EXERCISE MATERIAL:
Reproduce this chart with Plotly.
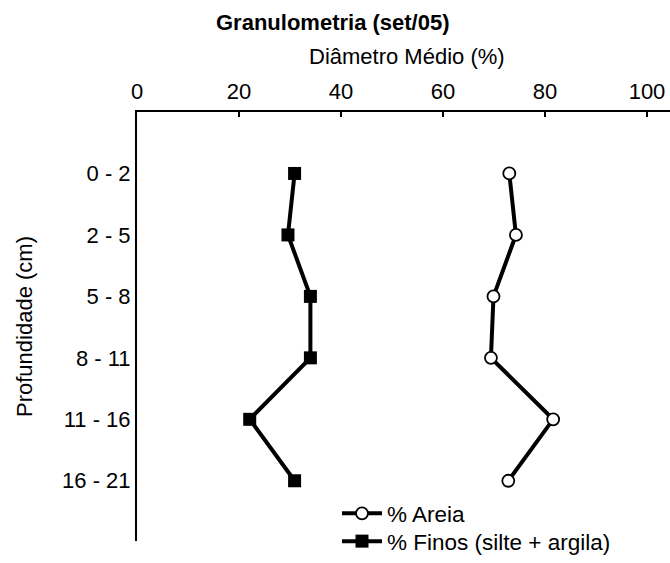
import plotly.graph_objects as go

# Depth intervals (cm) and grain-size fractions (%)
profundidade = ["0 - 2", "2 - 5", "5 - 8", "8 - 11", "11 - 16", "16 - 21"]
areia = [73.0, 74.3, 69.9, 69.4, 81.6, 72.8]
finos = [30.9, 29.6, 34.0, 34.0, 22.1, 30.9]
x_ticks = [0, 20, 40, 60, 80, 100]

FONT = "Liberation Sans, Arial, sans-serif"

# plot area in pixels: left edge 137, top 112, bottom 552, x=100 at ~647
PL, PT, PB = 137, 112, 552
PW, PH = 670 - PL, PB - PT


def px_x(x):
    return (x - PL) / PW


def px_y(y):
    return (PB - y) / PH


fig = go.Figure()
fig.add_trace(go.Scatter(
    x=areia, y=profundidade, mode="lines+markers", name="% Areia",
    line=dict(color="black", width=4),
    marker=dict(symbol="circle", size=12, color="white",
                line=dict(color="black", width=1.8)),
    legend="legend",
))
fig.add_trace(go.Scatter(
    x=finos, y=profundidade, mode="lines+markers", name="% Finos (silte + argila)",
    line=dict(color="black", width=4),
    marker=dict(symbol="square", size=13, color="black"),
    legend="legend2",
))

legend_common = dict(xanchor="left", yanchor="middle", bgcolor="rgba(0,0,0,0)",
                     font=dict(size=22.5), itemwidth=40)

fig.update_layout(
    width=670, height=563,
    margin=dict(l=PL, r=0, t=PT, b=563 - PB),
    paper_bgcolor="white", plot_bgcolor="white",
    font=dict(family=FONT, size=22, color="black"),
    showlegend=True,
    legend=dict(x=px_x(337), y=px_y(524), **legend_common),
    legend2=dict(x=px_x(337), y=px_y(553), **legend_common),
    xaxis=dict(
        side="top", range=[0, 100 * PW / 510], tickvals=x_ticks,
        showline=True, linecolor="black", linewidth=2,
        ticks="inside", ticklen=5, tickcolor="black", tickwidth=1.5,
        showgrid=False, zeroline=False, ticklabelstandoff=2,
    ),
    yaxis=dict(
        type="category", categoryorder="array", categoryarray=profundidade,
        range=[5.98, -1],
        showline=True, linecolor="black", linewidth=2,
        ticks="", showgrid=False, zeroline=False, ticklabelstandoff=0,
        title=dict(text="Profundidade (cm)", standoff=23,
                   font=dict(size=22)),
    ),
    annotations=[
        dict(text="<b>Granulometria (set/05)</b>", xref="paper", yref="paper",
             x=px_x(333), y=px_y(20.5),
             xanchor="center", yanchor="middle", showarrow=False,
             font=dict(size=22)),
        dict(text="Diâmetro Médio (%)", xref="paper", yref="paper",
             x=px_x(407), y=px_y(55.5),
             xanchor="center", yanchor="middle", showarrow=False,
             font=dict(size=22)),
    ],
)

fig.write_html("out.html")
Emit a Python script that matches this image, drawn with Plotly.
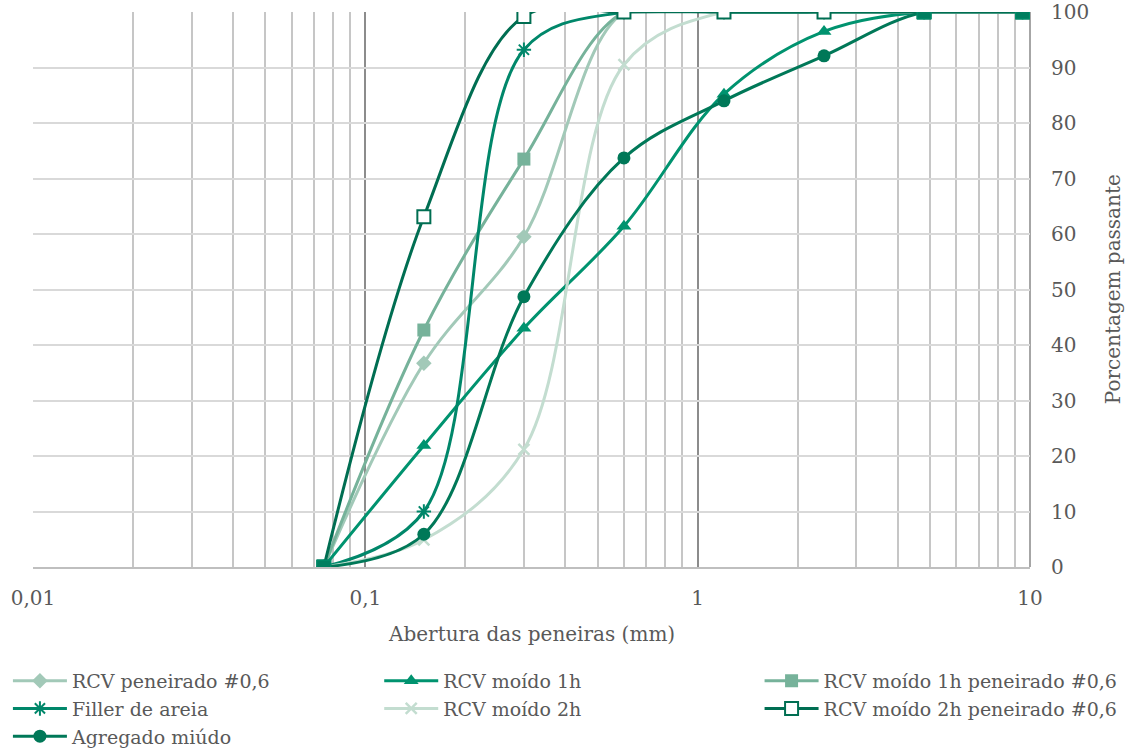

SHORT PROBLEM: Omit the pictures, then repeat exactly each line from the beginning of the listing through the line with "import plotly.graph_objects as go".

RESULT FOR THIS EXERCISE:
Reproduce this chart with Plotly.
import plotly.graph_objects as go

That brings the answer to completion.